Why, here, of course!
After being tagged last night, I announced that I would participate but that I'd add a rule to my blog stating that I won't respond to them in the future. I've changed my mind. That lacks finesse. You see, I've discovered that there is a service I can provide to the internet with very little effort.
I hereby volunteer to henceforth, serve as The Official Intertoobs Black Hole of Memes. The Meme Pit. The Meme Whacker! Meme-Be-Gone! Meme Interrupted.
In the short time since I responded, two of my tagees have announced that they don't do memes. One has responded, but said that she doesn't forward memes. Three haven't done anything yet, but I've got faith. Stand up for your right to only participate in lunacy that you've volunteered for. Stick it to the man! Don't respond! Or, if you must, trace back the history of this thing and send it spiraling backwards!

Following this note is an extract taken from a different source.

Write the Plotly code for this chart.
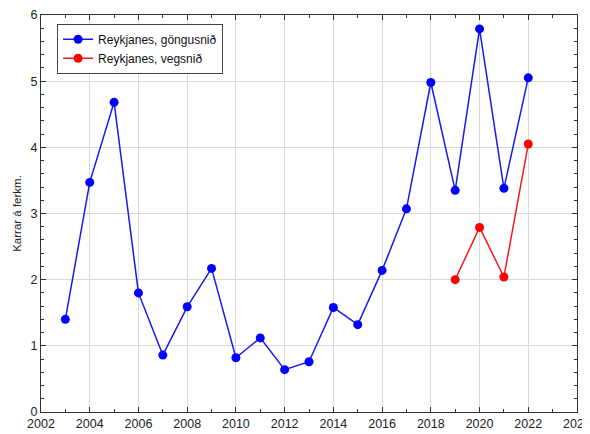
import plotly.graph_objects as go

years_walk = [2003, 2004, 2005, 2006, 2007, 2008, 2009, 2010, 2011, 2012,
              2013, 2014, 2015, 2016, 2017, 2018, 2019, 2020, 2021, 2022]
walk = [1.40, 3.47, 4.68, 1.80, 0.86, 1.59, 2.17, 0.82, 1.12, 0.64,
        0.76, 1.58, 1.32, 2.14, 3.07, 4.98, 3.35, 5.79, 3.38, 5.05]
years_road = [2019, 2020, 2021, 2022]
road = [2.00, 2.79, 2.04, 4.05]

name_walk = "Reykjanes, göngusnið"
name_road = "Reykjanes, vegsnið"
y_title = "Karrar á ferkm."

font = "Liberation Sans, Arial, sans-serif"

fig = go.Figure()
fig.add_trace(go.Scatter(x=years_walk, y=walk, name=name_walk, mode="lines+markers",
                         line=dict(color="#1a1ae6", width=1.5),
                         marker=dict(color="#0000ff", size=9)))
fig.add_trace(go.Scatter(x=years_road, y=road, name=name_road, mode="lines+markers",
                         line=dict(color="#ee1c1c", width=1.5),
                         marker=dict(color="#ff0000", size=9)))

axis_common = dict(showline=True, linecolor="#333333", linewidth=1, mirror="ticks",
                   ticks="inside", ticklen=5, tickcolor="#333333",
                   showgrid=True, gridcolor="#d9d9d9", gridwidth=1,
                   zeroline=False, automargin=False, ticklabeloverflow="allow",
                   tickfont=dict(family=font, size=12.5, color="#222222"))

fig.update_xaxes(range=[2002, 2024], dtick=2, tick0=2002,
                 minor=dict(dtick=1, ticks="inside", ticklen=3, tickcolor="#333333", showgrid=False),
                 **axis_common)
fig.update_yaxes(range=[0, 6], dtick=1,
                 minor=dict(dtick=0.2, ticks="inside", ticklen=3, tickcolor="#333333", showgrid=False),
                 title=dict(text=y_title, font=dict(family=font, size=11.5, color="#222222"), standoff=6),
                 **axis_common)

fig.update_layout(
    width=582, height=426,
    margin=dict(l=33, r=13, t=7, b=22),
    paper_bgcolor="white", plot_bgcolor="white",
    font=dict(family=font, size=12, color="#222222"),
    legend=dict(x=0.03, y=0.978, xanchor="left", yanchor="top",
                bgcolor="white", bordercolor="#444444", borderwidth=1,
                font=dict(family=font, size=12, color="#111111"),
                tracegroupgap=0, itemwidth=30),
    showlegend=True,
)

fig.write_html("out.html")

The next time I respond to a meme, I expect it to look something like this:
I've been tagged for a meme where I have to name three nasty infectious diseases I've had at one time or another in my life. I'm supposed to tag three people to continue the meme.
Tagee #1: Fuck You!
Tagee #2: Why didn't you die of one of those diseases.
Tagee #3: I'm currently suffering from one of those diseases and I'm sending you a jar of pus!
So, feel free to spread the word. I'm open for business. If you've got a meme that needs killin', this is the place. I won't be posting that new rule; I'll just refer people to this post.
Hah!, Polybloggimous: The Memes Roach Motel...Memes get in, but they don't get out!